A disadvantage of image domain segmentation using CNN is that spatial information is lost due to down-sampling by the pooling layer, and domain segmentation accuracy in the vicinity of object contours is reduced. Therefore, we proposed a graph convolution on superpixels as a different approach to prevent loss of information by pooling. In addition, we proposed a Dilated Graph Convolution, which extends the receptive field more effectively as an extension of the graph convolution. In a domain segmentation task using the HKU-IS data set, the proposed method outperformed a conventional CNN with the same configuration.

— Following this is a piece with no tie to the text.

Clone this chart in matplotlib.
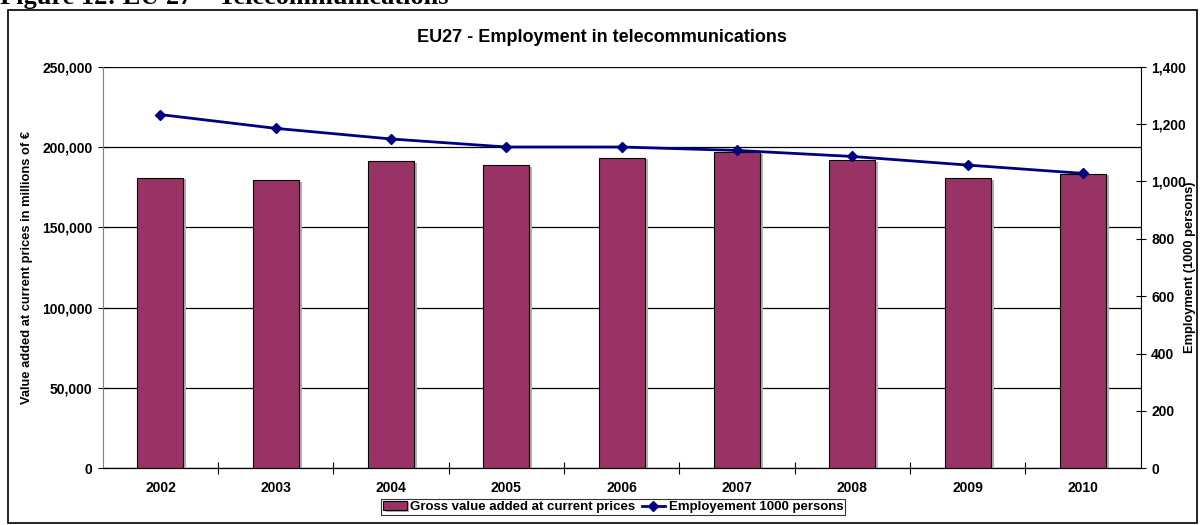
import matplotlib
matplotlib.use("Agg")
import matplotlib.pyplot as plt
import matplotlib.patheffects as pe
from matplotlib.patches import Rectangle
from matplotlib.ticker import FuncFormatter, FixedLocator
import numpy as np

# EU27 telecommunications: value added (bars) and employment (line)
years = ["2002", "2003", "2004", "2005", "2006", "2007", "2008", "2009", "2010"]
value_added = [180900, 179200, 191200, 188700, 193400, 196700, 191700, 180400, 183400]
employment = [1233, 1185, 1148, 1120, 1120, 1108, 1087, 1057, 1028]

plt.rcParams["font.family"] = ["Liberation Sans", "DejaVu Sans"]
plt.rcParams["font.weight"] = "bold"

W, H = 1203, 525
fig = plt.figure(figsize=(W / 100, H / 100), dpi=100)
ax = fig.add_axes([0.0854, 0.108, 0.8628, 0.765])
ax2 = ax.twinx()

x = np.arange(len(years))
bars = ax.bar(x, value_added, width=0.4, color="#993366", edgecolor="black",
              linewidth=0.8, zorder=3, label="Gross value added at current prices")
for b in bars:
    b.set_path_effects([pe.SimplePatchShadow(offset=(2, -1), shadow_rgbFace="#b0b0b0", alpha=1),
                        pe.Normal()])

ax.set_xlim(-0.5, len(years) - 0.5)
ax.set_ylim(0, 250000)
ax.set_yticks(np.arange(0, 250001, 50000))
ax.yaxis.set_major_formatter(FuncFormatter(lambda v, p: f"{int(v):,}"))
ax.grid(axis="y", color="black", linewidth=0.9, zorder=0)
ax.set_axisbelow(True)
ax.set_xticks(x)
ax.set_xticklabels(years, fontsize=10, fontweight="bold")
ax.tick_params(axis="x", length=0, pad=9)
ax.xaxis.set_minor_locator(FixedLocator(np.arange(0.5, len(years) - 1, 1)))
ax.tick_params(axis="x", which="minor", direction="inout", length=8, width=0.8)
ax.tick_params(axis="y", direction="inout", length=7, width=0.8, labelsize=10, pad=4)
ax.set_ylabel("Value added at current prices in millions of €", fontsize=9.3,
              fontweight="bold", va="center")
ax.yaxis.set_label_coords((27 - 102.7) / 1038, 0.5)
ax.spines["top"].set_visible(False)
ax.spines["left"].set_color("#808080")
ax.spines["right"].set_visible(False)

ax2.plot(x, employment, color="#000080", linewidth=2, marker="D", markersize=5.5,
         zorder=5, label="Employement 1000 persons")
ax2.set_ylim(0, 1400)
ax2.set_yticks(np.arange(0, 1401, 200))
ax2.yaxis.set_major_formatter(FuncFormatter(lambda v, p: f"{int(v):,}"))
ax2.tick_params(axis="y", direction="inout", length=7, width=0.8, labelsize=10, pad=4)
ax2.set_ylabel("Employment (1000 persons)", fontsize=9.3, fontweight="bold", va="center")
ax2.yaxis.set_label_coords((1190 - 102.7) / 1038, 0.5)
ax2.spines["top"].set_visible(False)
ax2.spines["left"].set_visible(False)
ax2.spines["right"].set_color("black")
ax.set_zorder(1)
ax2.set_zorder(2)
ax2.patch.set_visible(False)

fig.text(0.5, 1 - 37 / H, "EU27 - Employment in telecommunications",
         ha="center", va="center", fontsize=13, fontweight="bold")

# outer chart border
fig.patches.append(Rectangle((8 / W, 2 / H), 1189 / W, 513 / H,
                             transform=fig.transFigure, fill=False,
                             edgecolor="black", linewidth=1.2))
fig.text(0.0, 1 - 4 / H, "Figure 12: EU 27 – Telecommunications",
         ha="left", va="baseline", fontsize=19, fontweight="bold",
         family=["Liberation Serif", "DejaVu Serif"])

handles = [bars, ax2.get_lines()[0]]
leg = fig.legend(handles, [h.get_label() for h in handles], loc="center",
                 bbox_to_anchor=(613 / W, 1 - 507 / H), ncol=2,
                 frameon=True, fancybox=False, handlelength=1.8,
                 handletextpad=0.25, columnspacing=0.5, borderpad=0.15,
                 borderaxespad=0, prop={"weight": "bold", "size": 9.5})
leg.get_frame().set_edgecolor("black")
leg.get_frame().set_linewidth(0.8)

fig.savefig("out.png", dpi=100)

Saliency map generation in image discrimination using a CNN classifier

In general, when an image is input to a CNN and a specific output obtained, it is difficult to explain why such an output was obtained. In this study, we propose a saliency map generation method given by applying a Generative Adversarial Networks framework. In this system, learning takes place while two neural networks are made to compete. The first network learns to perform image identification. The second network learns to create an image that – if an image is input to the first network and can be successfully identified – is similar to this image but outputs an incorrect result when input into to the first network. For the second network to efficiently generate such an image, it suffices for the network to generate an image in which an image area important in the image identification of the first network is significantly changed. Such learning can be regarded as a saliency map, since it is possible to explicitly output an image area important in image identification.

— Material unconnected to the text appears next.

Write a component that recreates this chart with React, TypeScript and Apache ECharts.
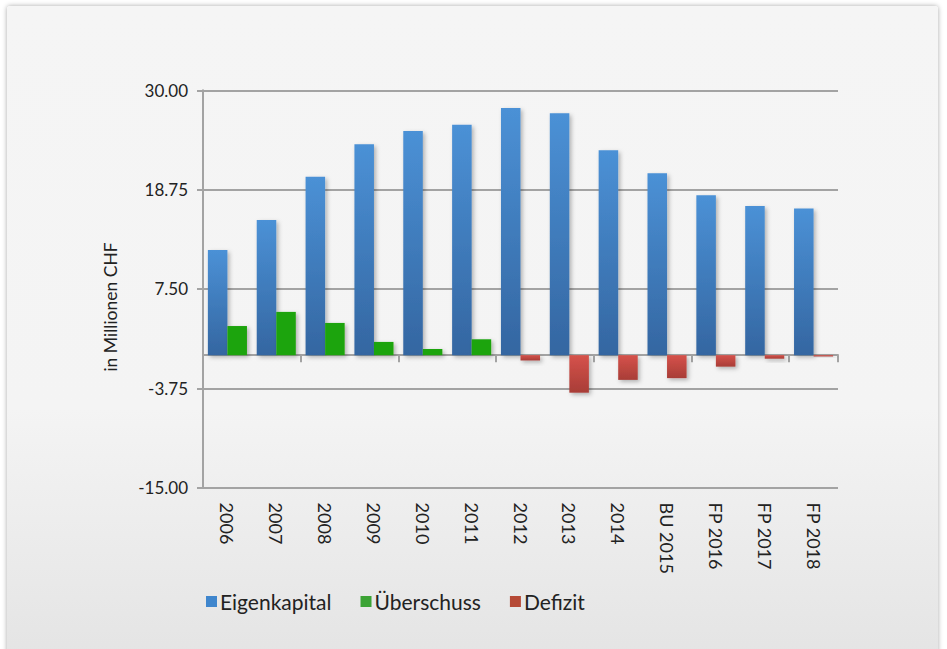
import React, { useEffect, useRef } from "react";
import * as echarts from "echarts";

const categories = ["2006", "2007", "2008", "2009", "2010", "2011", "2012", "2013", "2014", "BU 2015", "FP 2016", "FP 2017", "FP 2018"];
const eigenkapital = [11.9, 15.3, 20.2, 23.9, 25.4, 26.1, 28.0, 27.4, 23.2, 20.6, 18.1, 16.9, 16.6];
const ueberschuss: (number | string)[] = [3.3, 4.9, 3.65, 1.5, 0.7, 1.8, "-", "-", "-", "-", "-", "-", "-"];
const defizit: (number | string)[] = ["-", "-", "-", "-", "-", "-", -0.6, -4.25, -2.8, -2.6, -1.3, -0.4, -0.15];
const yTicks = [-15, -3.75, 7.5, 18.75, 30];

const FONT = "Lato, 'Noto Sans', sans-serif";

export default function App() {
  const ref = useRef<HTMLDivElement>(null);
  useEffect(() => {
    if (!ref.current) return;
    const chart = echarts.init(ref.current, undefined, { renderer: "svg" });
    const shadow = {
      shadowBlur: 4,
      shadowOffsetX: 2,
      shadowOffsetY: 2,
      shadowColor: "rgba(0,0,0,0.28)",
    };
    const noShadow = { shadowBlur: 0, shadowOffsetX: 0, shadowOffsetY: 0 };
    chart.setOption({
      animation: false,
      backgroundColor: "transparent",
      textStyle: { fontFamily: FONT },
      grid: { left: 203, right: 109, top: 90.3, bottom: 161.4, containLabel: false },
      legend: {
        left: 201,
        top: 586,
        itemWidth: 11,
        itemHeight: 11,
        itemGap: 29,
        icon: "rect",
        textStyle: { fontSize: 21, color: "#222", fontFamily: FONT, padding: [0, 0, 0, -2] },
        data: [
          { name: "Eigenkapital", itemStyle: { color: "#3f86cd", ...noShadow } },
          { name: "Überschuss", itemStyle: { color: "#3ca335", ...noShadow } },
          { name: "Defizit", itemStyle: { color: "#b64a36", ...noShadow } },
        ],
      },
      xAxis: [
        {
          type: "category",
          data: categories,
          position: "bottom",
          axisLine: { show: true, onZero: true, lineStyle: { color: "#a3a3a3", width: 2 } },
          axisTick: { show: true, length: 7, lineStyle: { color: "#a3a3a3", width: 2 } },
          axisLabel: { show: false },
          splitLine: { show: false },
        },
        {
          type: "category",
          data: categories,
          position: "bottom",
          axisLine: { show: false, onZero: false },
          axisTick: { show: false },
          axisLabel: {
            show: true,
            rotate: -90,
            margin: 15,
            fontSize: 18,
            color: "#222",
            fontFamily: FONT,
            interval: 0,
          },
          splitLine: { show: false },
        },
      ],
      yAxis: {
        type: "value",
        min: -15,
        max: 30,
        name: "in Millionen CHF",
        nameLocation: "middle",
        nameGap: 84,
        nameTextStyle: { fontSize: 17.5, color: "#222", fontFamily: FONT, padding: [0, 36, 0, 0] },
        axisLine: { show: true, lineStyle: { color: "#a3a3a3", width: 2 } },
        axisTick: { show: true, length: 6, customValues: yTicks, lineStyle: { color: "#a3a3a3", width: 2 } },
        axisLabel: {
          customValues: yTicks,
          margin: 15,
          fontSize: 17,
          color: "#222",
          fontFamily: FONT,
          formatter: (v: number) => v.toFixed(2),
        },
        splitLine: { show: true, lineStyle: { color: "#a3a3a3", width: 2 } },
      },
      series: [
        {
          name: "Eigenkapital",
          type: "bar",
          xAxisIndex: 0,
          data: eigenkapital,
          barGap: "0%",
          barCategoryGap: "20%",
          itemStyle: {
            color: new echarts.graphic.LinearGradient(0, 0, 0, 1, [
              { offset: 0, color: "#4b91d6" },
              { offset: 1, color: "#3466a1" },
            ]),
            ...shadow,
          },
        },
        {
          name: "Überschuss",
          type: "bar",
          xAxisIndex: 0,
          stack: "saldo",
          data: ueberschuss,
          barGap: "0%",
          barCategoryGap: "20%",
          itemStyle: { color: "#1fa40a", ...shadow },
        },
        {
          name: "Defizit",
          type: "bar",
          xAxisIndex: 0,
          stack: "saldo",
          data: defizit,
          barGap: "0%",
          barCategoryGap: "20%",
          itemStyle: {
            color: new echarts.graphic.LinearGradient(0, 0, 0, 1, [
              { offset: 0, color: "#d6524b" },
              { offset: 1, color: "#a83d37" },
            ]),
            ...shadow,
          },
        },
      ],
    });
    return () => chart.dispose();
  }, []);

  return (
    <div style={{ position: "fixed", left: 0, top: 0, width: 947, height: 649, background: "#fff", overflow: "hidden" }}>
      <div
        style={{
          position: "absolute",
          left: 7,
          top: 6,
          width: 931,
          height: 670,
          borderRadius: 3,
          background: "linear-gradient(to bottom, #f5f5f5 0%, #f4f4f4 60%, #e3e3e3 100%)",
          boxShadow: "0 0 5px rgba(0,0,0,0.35)",
        }}
      />
      <div ref={ref} style={{ position: "absolute", left: 0, top: 0, width: 947, height: 649 }} />
    </div>
  );
}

Saliency map generation for image classification task by using GAN

Simultaneous execution of color adjustment and image completion by GAN

In this study, we propose a method of image completion while performing color adjustment in consideration of context in order to solve the problem of natural paste synthesis by color adjustment and image completion. In order to make the inserted object image explicitly appear in the completion area, we use CNN and Generic Adversarial Networks (GAN) for completion in consideration of context, and extract features related to the context from the entire background image. Furthermore, color adjustment taking context into consideration is carried out using the context features not only for image completion but also for color adjustment. In this way, a network is realized that simultaneously solves the problems of color adjustment and image completion.

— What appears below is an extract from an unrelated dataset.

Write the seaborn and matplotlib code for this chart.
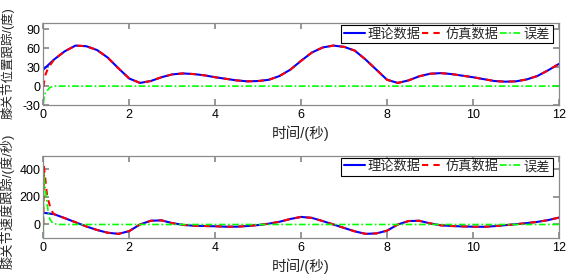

Results of color adjustment and image completion by GAN

Image Completion of 360-Degree Images by cGAN

This work proposes the novel problem setting that by using a known area from the 360-degree image as an input, the remainder of the image can be completed with the GANs. To do so, we propose the approach of two-stage generation using network architecture with series-parallel dilated convolution layers. Moreover, we present how to rearrange images for data augmentation, simplify the problem, and make inputs for training the 2nd stage generator. Our experiments show that these methods generate the distortion seen in 360-degree images in the outlines of buildings and roads, and their boundaries are clearer than those of baseline methods. Furthermore, we discuss and clarify the difficulty of our proposed problem. Our work is the first step towards GANs predicting an unseen area within a 360-degree space.

Image control after imaging by epsilon photography reconstruction using compression sensing

Conventionally, the photographer must select many parameters on the camera at the time of photographing. Light field imaging has enabled image control after shooting with respect to focus position and shooting viewpoint, but resolution is low, specialist hardware is required, and a completely flexible restoration of the focus position and aperture size is not possible. This study relates to technology to restore images taken with various parameters from ten images shot in succession using conventional cameras with parameters such as focus position, aperture size, exposure time and ISO changed. For example, we completely reconstruct the high dynamic range focus-aperture stack using consecutively shot images with pre-set parameters as the input.